> Given instruction:
Repeat the data that follows, word for word, without the images.

## Start Provided material

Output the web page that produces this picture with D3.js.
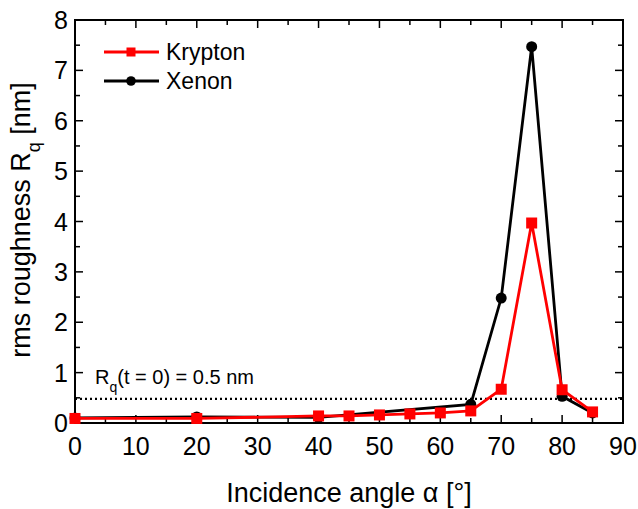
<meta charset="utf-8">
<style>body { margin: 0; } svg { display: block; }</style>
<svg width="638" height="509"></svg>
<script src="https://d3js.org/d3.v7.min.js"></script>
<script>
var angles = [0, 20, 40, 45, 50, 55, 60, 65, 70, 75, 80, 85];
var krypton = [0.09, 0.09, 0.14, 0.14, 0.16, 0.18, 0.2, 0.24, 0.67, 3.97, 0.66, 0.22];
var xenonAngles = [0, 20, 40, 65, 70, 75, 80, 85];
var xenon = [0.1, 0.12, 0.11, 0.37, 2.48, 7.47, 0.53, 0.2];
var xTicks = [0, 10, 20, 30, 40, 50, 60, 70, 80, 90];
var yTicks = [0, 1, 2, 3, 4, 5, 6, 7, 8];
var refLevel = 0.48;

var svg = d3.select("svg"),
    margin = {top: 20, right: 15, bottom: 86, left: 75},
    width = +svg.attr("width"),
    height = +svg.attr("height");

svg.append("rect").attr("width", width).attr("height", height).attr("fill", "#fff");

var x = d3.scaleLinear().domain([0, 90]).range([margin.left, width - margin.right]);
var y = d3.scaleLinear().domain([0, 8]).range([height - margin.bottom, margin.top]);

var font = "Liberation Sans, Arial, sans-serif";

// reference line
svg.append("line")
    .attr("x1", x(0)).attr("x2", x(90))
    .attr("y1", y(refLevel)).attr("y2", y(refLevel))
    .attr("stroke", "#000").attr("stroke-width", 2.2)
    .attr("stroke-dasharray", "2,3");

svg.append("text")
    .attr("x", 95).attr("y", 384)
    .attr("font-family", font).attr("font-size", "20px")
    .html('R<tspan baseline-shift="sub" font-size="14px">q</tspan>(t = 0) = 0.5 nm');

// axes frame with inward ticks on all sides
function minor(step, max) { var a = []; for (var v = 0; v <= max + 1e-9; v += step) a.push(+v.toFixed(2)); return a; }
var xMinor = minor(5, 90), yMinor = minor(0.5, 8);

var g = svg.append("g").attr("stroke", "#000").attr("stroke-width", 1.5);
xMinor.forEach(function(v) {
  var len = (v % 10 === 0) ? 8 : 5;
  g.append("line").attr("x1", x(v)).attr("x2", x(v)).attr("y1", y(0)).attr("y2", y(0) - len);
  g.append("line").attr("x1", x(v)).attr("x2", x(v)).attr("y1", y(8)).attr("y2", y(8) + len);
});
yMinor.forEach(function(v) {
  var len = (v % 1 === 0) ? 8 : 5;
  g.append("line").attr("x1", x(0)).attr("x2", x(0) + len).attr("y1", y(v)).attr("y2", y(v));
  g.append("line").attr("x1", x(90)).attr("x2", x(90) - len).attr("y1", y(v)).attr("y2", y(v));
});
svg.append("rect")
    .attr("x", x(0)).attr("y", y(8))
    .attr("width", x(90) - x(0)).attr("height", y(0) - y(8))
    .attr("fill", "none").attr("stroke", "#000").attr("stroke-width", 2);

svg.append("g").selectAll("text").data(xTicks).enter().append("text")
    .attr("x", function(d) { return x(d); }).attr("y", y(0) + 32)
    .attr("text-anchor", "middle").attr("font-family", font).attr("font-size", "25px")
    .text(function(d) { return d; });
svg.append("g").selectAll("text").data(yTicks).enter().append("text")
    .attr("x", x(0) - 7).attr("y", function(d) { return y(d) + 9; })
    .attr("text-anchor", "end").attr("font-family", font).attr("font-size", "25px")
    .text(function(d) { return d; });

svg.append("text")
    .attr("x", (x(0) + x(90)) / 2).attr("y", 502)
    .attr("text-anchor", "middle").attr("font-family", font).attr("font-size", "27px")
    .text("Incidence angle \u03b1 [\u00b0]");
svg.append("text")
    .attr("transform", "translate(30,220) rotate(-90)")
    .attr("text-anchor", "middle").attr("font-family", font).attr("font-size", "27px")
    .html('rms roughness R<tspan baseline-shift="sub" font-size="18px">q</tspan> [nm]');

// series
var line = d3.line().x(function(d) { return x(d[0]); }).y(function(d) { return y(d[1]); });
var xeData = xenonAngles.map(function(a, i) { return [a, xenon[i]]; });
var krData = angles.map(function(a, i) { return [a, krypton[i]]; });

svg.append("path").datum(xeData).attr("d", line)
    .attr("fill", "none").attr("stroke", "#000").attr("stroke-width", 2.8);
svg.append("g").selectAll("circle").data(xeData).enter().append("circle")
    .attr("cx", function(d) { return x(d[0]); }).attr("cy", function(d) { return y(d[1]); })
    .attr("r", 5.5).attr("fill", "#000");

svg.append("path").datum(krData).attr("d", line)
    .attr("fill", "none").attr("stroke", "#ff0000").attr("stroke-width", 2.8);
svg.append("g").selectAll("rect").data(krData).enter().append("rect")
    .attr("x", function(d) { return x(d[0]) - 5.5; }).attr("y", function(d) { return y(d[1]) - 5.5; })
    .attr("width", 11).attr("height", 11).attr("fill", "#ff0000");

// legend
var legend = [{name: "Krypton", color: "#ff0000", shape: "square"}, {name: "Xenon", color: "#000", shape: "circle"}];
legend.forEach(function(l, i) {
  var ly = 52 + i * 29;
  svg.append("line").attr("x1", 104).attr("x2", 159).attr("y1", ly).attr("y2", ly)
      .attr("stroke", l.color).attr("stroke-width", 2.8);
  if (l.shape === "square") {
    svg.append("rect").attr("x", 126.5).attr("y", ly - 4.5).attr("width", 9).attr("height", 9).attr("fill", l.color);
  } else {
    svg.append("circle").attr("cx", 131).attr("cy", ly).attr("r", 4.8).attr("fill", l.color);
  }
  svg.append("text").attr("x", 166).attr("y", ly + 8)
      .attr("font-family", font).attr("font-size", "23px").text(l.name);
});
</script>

## End Provided material

> Task result:
Output the web page that produces this picture with D3.js.
<meta charset="utf-8">
<style>body { margin: 0; } svg { display: block; }</style>
<svg width="638" height="509"></svg>
<script src="https://d3js.org/d3.v7.min.js"></script>
<script>
var angles = [0, 20, 40, 45, 50, 55, 60, 65, 70, 75, 80, 85];
var krypton = [0.09, 0.09, 0.14, 0.14, 0.16, 0.18, 0.2, 0.24, 0.67, 3.97, 0.66, 0.22];
var xenonAngles = [0, 20, 40, 65, 70, 75, 80, 85];
var xenon = [0.1, 0.12, 0.11, 0.37, 2.48, 7.47, 0.53, 0.2];
var xTicks = [0, 10, 20, 30, 40, 50, 60, 70, 80, 90];
var yTicks = [0, 1, 2, 3, 4, 5, 6, 7, 8];
var refLevel = 0.48;

var svg = d3.select("svg"),
    margin = {top: 20, right: 15, bottom: 86, left: 75},
    width = +svg.attr("width"),
    height = +svg.attr("height");

svg.append("rect").attr("width", width).attr("height", height).attr("fill", "#fff");

var x = d3.scaleLinear().domain([0, 90]).range([margin.left, width - margin.right]);
var y = d3.scaleLinear().domain([0, 8]).range([height - margin.bottom, margin.top]);

var font = "Liberation Sans, Arial, sans-serif";

// reference line
svg.append("line")
    .attr("x1", x(0)).attr("x2", x(90))
    .attr("y1", y(refLevel)).attr("y2", y(refLevel))
    .attr("stroke", "#000").attr("stroke-width", 2.2)
    .attr("stroke-dasharray", "2,3");

svg.append("text")
    .attr("x", 95).attr("y", 384)
    .attr("font-family", font).attr("font-size", "20px")
    .html('R<tspan baseline-shift="sub" font-size="14px">q</tspan>(t = 0) = 0.5 nm');

// axes frame with inward ticks on all sides
function minor(step, max) { var a = []; for (var v = 0; v <= max + 1e-9; v += step) a.push(+v.toFixed(2)); return a; }
var xMinor = minor(5, 90), yMinor = minor(0.5, 8);

var g = svg.append("g").attr("stroke", "#000").attr("stroke-width", 1.5);
xMinor.forEach(function(v) {
  var len = (v % 10 === 0) ? 8 : 5;
  g.append("line").attr("x1", x(v)).attr("x2", x(v)).attr("y1", y(0)).attr("y2", y(0) - len);
  g.append("line").attr("x1", x(v)).attr("x2", x(v)).attr("y1", y(8)).attr("y2", y(8) + len);
});
yMinor.forEach(function(v) {
  var len = (v % 1 === 0) ? 8 : 5;
  g.append("line").attr("x1", x(0)).attr("x2", x(0) + len).attr("y1", y(v)).attr("y2", y(v));
  g.append("line").attr("x1", x(90)).attr("x2", x(90) - len).attr("y1", y(v)).attr("y2", y(v));
});
svg.append("rect")
    .attr("x", x(0)).attr("y", y(8))
    .attr("width", x(90) - x(0)).attr("height", y(0) - y(8))
    .attr("fill", "none").attr("stroke", "#000").attr("stroke-width", 2);

svg.append("g").selectAll("text").data(xTicks).enter().append("text")
    .attr("x", function(d) { return x(d); }).attr("y", y(0) + 32)
    .attr("text-anchor", "middle").attr("font-family", font).attr("font-size", "25px")
    .text(function(d) { return d; });
svg.append("g").selectAll("text").data(yTicks).enter().append("text")
    .attr("x", x(0) - 7).attr("y", function(d) { return y(d) + 9; })
    .attr("text-anchor", "end").attr("font-family", font).attr("font-size", "25px")
    .text(function(d) { return d; });

svg.append("text")
    .attr("x", (x(0) + x(90)) / 2).attr("y", 502)
    .attr("text-anchor", "middle").attr("font-family", font).attr("font-size", "27px")
    .text("Incidence angle \u03b1 [\u00b0]");
svg.append("text")
    .attr("transform", "translate(30,220) rotate(-90)")
    .attr("text-anchor", "middle").attr("font-family", font).attr("font-size", "27px")
    .html('rms roughness R<tspan baseline-shift="sub" font-size="18px">q</tspan> [nm]');

// series
var line = d3.line().x(function(d) { return x(d[0]); }).y(function(d) { return y(d[1]); });
var xeData = xenonAngles.map(function(a, i) { return [a, xenon[i]]; });
var krData = angles.map(function(a, i) { return [a, krypton[i]]; });

svg.append("path").datum(xeData).attr("d", line)
    .attr("fill", "none").attr("stroke", "#000").attr("stroke-width", 2.8);
svg.append("g").selectAll("circle").data(xeData).enter().append("circle")
    .attr("cx", function(d) { return x(d[0]); }).attr("cy", function(d) { return y(d[1]); })
    .attr("r", 5.5).attr("fill", "#000");

svg.append("path").datum(krData).attr("d", line)
    .attr("fill", "none").attr("stroke", "#ff0000").attr("stroke-width", 2.8);
svg.append("g").selectAll("rect").data(krData).enter().append("rect")
    .attr("x", function(d) { return x(d[0]) - 5.5; }).attr("y", function(d) { return y(d[1]) - 5.5; })
    .attr("width", 11).attr("height", 11).attr("fill", "#ff0000");

// legend
var legend = [{name: "Krypton", color: "#ff0000", shape: "square"}, {name: "Xenon", color: "#000", shape: "circle"}];
legend.forEach(function(l, i) {
  var ly = 52 + i * 29;
  svg.append("line").attr("x1", 104).attr("x2", 159).attr("y1", ly).attr("y2", ly)
      .attr("stroke", l.color).attr("stroke-width", 2.8);
  if (l.shape === "square") {
    svg.append("rect").attr("x", 126.5).attr("y", ly - 4.5).attr("width", 9).attr("height", 9).attr("fill", l.color);
  } else {
    svg.append("circle").attr("cx", 131).attr("cy", ly).attr("r", 4.8).attr("fill", l.color);
  }
  svg.append("text").attr("x", 166).attr("y", ly + 8)
      .attr("font-family", font).attr("font-size", "23px").text(l.name);
});
</script>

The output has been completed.